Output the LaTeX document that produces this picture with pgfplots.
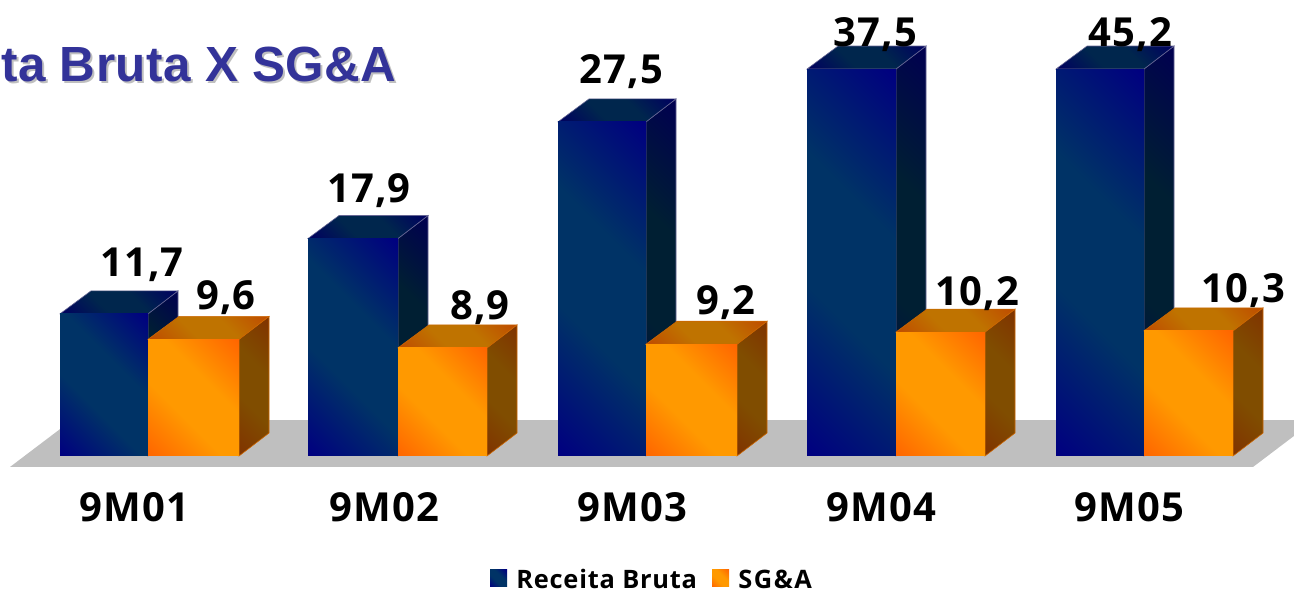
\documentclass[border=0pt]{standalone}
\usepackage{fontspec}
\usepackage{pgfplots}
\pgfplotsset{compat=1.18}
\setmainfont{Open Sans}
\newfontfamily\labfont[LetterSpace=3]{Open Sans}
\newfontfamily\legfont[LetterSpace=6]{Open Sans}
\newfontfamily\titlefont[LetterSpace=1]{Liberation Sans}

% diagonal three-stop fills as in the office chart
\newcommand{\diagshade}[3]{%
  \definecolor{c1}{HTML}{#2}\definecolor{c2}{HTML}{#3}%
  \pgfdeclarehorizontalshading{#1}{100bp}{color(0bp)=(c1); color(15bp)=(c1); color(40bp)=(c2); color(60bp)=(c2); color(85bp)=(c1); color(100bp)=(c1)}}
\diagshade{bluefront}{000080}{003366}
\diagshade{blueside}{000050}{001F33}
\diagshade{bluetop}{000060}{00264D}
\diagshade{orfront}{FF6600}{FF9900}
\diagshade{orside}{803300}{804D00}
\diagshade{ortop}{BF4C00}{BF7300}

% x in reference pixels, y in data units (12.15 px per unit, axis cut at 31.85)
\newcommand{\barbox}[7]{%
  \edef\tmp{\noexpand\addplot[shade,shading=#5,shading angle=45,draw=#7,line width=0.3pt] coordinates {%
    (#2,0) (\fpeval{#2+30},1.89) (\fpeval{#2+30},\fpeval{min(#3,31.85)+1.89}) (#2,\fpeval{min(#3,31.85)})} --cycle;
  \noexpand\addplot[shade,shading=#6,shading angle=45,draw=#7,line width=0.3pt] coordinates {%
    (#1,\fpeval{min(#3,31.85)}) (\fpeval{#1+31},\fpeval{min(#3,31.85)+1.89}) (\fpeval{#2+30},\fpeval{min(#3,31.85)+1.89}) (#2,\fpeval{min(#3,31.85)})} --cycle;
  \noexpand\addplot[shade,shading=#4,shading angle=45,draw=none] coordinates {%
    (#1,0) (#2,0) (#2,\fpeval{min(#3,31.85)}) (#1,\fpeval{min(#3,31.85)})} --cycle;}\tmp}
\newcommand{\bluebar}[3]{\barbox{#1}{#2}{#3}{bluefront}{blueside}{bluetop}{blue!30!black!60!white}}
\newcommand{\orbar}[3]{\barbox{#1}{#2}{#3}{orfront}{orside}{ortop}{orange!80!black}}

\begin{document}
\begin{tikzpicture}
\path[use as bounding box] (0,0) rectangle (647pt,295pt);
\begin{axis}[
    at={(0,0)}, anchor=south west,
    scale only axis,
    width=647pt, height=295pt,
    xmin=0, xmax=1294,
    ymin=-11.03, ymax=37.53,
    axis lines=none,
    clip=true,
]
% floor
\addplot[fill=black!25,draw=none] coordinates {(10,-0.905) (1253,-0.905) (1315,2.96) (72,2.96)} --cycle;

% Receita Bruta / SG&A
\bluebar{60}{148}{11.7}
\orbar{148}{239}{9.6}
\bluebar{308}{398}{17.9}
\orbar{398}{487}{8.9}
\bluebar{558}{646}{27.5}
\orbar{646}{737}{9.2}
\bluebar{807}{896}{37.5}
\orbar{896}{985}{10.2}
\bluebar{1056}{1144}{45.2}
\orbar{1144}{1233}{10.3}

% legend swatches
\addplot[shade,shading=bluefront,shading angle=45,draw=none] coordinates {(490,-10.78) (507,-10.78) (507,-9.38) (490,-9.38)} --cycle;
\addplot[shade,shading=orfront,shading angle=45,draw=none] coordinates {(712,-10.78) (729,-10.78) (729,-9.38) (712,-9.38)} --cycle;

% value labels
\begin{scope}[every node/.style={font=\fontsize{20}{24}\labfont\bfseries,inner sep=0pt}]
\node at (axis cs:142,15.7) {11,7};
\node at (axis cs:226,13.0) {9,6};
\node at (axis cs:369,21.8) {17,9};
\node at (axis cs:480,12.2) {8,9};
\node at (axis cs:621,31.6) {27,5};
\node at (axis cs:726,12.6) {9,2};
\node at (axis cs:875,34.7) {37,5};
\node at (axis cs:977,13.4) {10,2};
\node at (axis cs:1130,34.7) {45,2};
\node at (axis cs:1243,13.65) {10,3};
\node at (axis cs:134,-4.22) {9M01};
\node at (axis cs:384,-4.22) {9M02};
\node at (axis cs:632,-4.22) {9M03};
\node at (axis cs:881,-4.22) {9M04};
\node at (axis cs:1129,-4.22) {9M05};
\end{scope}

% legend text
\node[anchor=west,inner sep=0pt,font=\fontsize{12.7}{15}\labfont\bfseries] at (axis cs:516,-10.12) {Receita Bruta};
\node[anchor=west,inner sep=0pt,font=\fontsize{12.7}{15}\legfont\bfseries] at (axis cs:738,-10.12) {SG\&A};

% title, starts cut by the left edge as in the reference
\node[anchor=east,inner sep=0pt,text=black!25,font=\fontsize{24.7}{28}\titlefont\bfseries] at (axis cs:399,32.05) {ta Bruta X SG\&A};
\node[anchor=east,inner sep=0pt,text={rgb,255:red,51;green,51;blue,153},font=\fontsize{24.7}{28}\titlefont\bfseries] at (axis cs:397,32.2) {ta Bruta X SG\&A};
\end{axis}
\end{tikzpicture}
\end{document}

= = = = = = =

### OBJECTIVE
Skip the pictures, then retype every line above exactly.

### OUTPUT OF THE TASK
Output the LaTeX document that produces this picture with pgfplots.
\documentclass[border=0pt]{standalone}
\usepackage{fontspec}
\usepackage{pgfplots}
\pgfplotsset{compat=1.18}
\setmainfont{Open Sans}
\newfontfamily\labfont[LetterSpace=3]{Open Sans}
\newfontfamily\legfont[LetterSpace=6]{Open Sans}
\newfontfamily\titlefont[LetterSpace=1]{Liberation Sans}

% diagonal three-stop fills as in the office chart
\newcommand{\diagshade}[3]{%
  \definecolor{c1}{HTML}{#2}\definecolor{c2}{HTML}{#3}%
  \pgfdeclarehorizontalshading{#1}{100bp}{color(0bp)=(c1); color(15bp)=(c1); color(40bp)=(c2); color(60bp)=(c2); color(85bp)=(c1); color(100bp)=(c1)}}
\diagshade{bluefront}{000080}{003366}
\diagshade{blueside}{000050}{001F33}
\diagshade{bluetop}{000060}{00264D}
\diagshade{orfront}{FF6600}{FF9900}
\diagshade{orside}{803300}{804D00}
\diagshade{ortop}{BF4C00}{BF7300}

% x in reference pixels, y in data units (12.15 px per unit, axis cut at 31.85)
\newcommand{\barbox}[7]{%
  \edef\tmp{\noexpand\addplot[shade,shading=#5,shading angle=45,draw=#7,line width=0.3pt] coordinates {%
    (#2,0) (\fpeval{#2+30},1.89) (\fpeval{#2+30},\fpeval{min(#3,31.85)+1.89}) (#2,\fpeval{min(#3,31.85)})} --cycle;
  \noexpand\addplot[shade,shading=#6,shading angle=45,draw=#7,line width=0.3pt] coordinates {%
    (#1,\fpeval{min(#3,31.85)}) (\fpeval{#1+31},\fpeval{min(#3,31.85)+1.89}) (\fpeval{#2+30},\fpeval{min(#3,31.85)+1.89}) (#2,\fpeval{min(#3,31.85)})} --cycle;
  \noexpand\addplot[shade,shading=#4,shading angle=45,draw=none] coordinates {%
    (#1,0) (#2,0) (#2,\fpeval{min(#3,31.85)}) (#1,\fpeval{min(#3,31.85)})} --cycle;}\tmp}
\newcommand{\bluebar}[3]{\barbox{#1}{#2}{#3}{bluefront}{blueside}{bluetop}{blue!30!black!60!white}}
\newcommand{\orbar}[3]{\barbox{#1}{#2}{#3}{orfront}{orside}{ortop}{orange!80!black}}

\begin{document}
\begin{tikzpicture}
\path[use as bounding box] (0,0) rectangle (647pt,295pt);
\begin{axis}[
    at={(0,0)}, anchor=south west,
    scale only axis,
    width=647pt, height=295pt,
    xmin=0, xmax=1294,
    ymin=-11.03, ymax=37.53,
    axis lines=none,
    clip=true,
]
% floor
\addplot[fill=black!25,draw=none] coordinates {(10,-0.905) (1253,-0.905) (1315,2.96) (72,2.96)} --cycle;

% Receita Bruta / SG&A
\bluebar{60}{148}{11.7}
\orbar{148}{239}{9.6}
\bluebar{308}{398}{17.9}
\orbar{398}{487}{8.9}
\bluebar{558}{646}{27.5}
\orbar{646}{737}{9.2}
\bluebar{807}{896}{37.5}
\orbar{896}{985}{10.2}
\bluebar{1056}{1144}{45.2}
\orbar{1144}{1233}{10.3}

% legend swatches
\addplot[shade,shading=bluefront,shading angle=45,draw=none] coordinates {(490,-10.78) (507,-10.78) (507,-9.38) (490,-9.38)} --cycle;
\addplot[shade,shading=orfront,shading angle=45,draw=none] coordinates {(712,-10.78) (729,-10.78) (729,-9.38) (712,-9.38)} --cycle;

% value labels
\begin{scope}[every node/.style={font=\fontsize{20}{24}\labfont\bfseries,inner sep=0pt}]
\node at (axis cs:142,15.7) {11,7};
\node at (axis cs:226,13.0) {9,6};
\node at (axis cs:369,21.8) {17,9};
\node at (axis cs:480,12.2) {8,9};
\node at (axis cs:621,31.6) {27,5};
\node at (axis cs:726,12.6) {9,2};
\node at (axis cs:875,34.7) {37,5};
\node at (axis cs:977,13.4) {10,2};
\node at (axis cs:1130,34.7) {45,2};
\node at (axis cs:1243,13.65) {10,3};
\node at (axis cs:134,-4.22) {9M01};
\node at (axis cs:384,-4.22) {9M02};
\node at (axis cs:632,-4.22) {9M03};
\node at (axis cs:881,-4.22) {9M04};
\node at (axis cs:1129,-4.22) {9M05};
\end{scope}

% legend text
\node[anchor=west,inner sep=0pt,font=\fontsize{12.7}{15}\labfont\bfseries] at (axis cs:516,-10.12) {Receita Bruta};
\node[anchor=west,inner sep=0pt,font=\fontsize{12.7}{15}\legfont\bfseries] at (axis cs:738,-10.12) {SG\&A};

% title, starts cut by the left edge as in the reference
\node[anchor=east,inner sep=0pt,text=black!25,font=\fontsize{24.7}{28}\titlefont\bfseries] at (axis cs:399,32.05) {ta Bruta X SG\&A};
\node[anchor=east,inner sep=0pt,text={rgb,255:red,51;green,51;blue,153},font=\fontsize{24.7}{28}\titlefont\bfseries] at (axis cs:397,32.2) {ta Bruta X SG\&A};
\end{axis}
\end{tikzpicture}
\end{document}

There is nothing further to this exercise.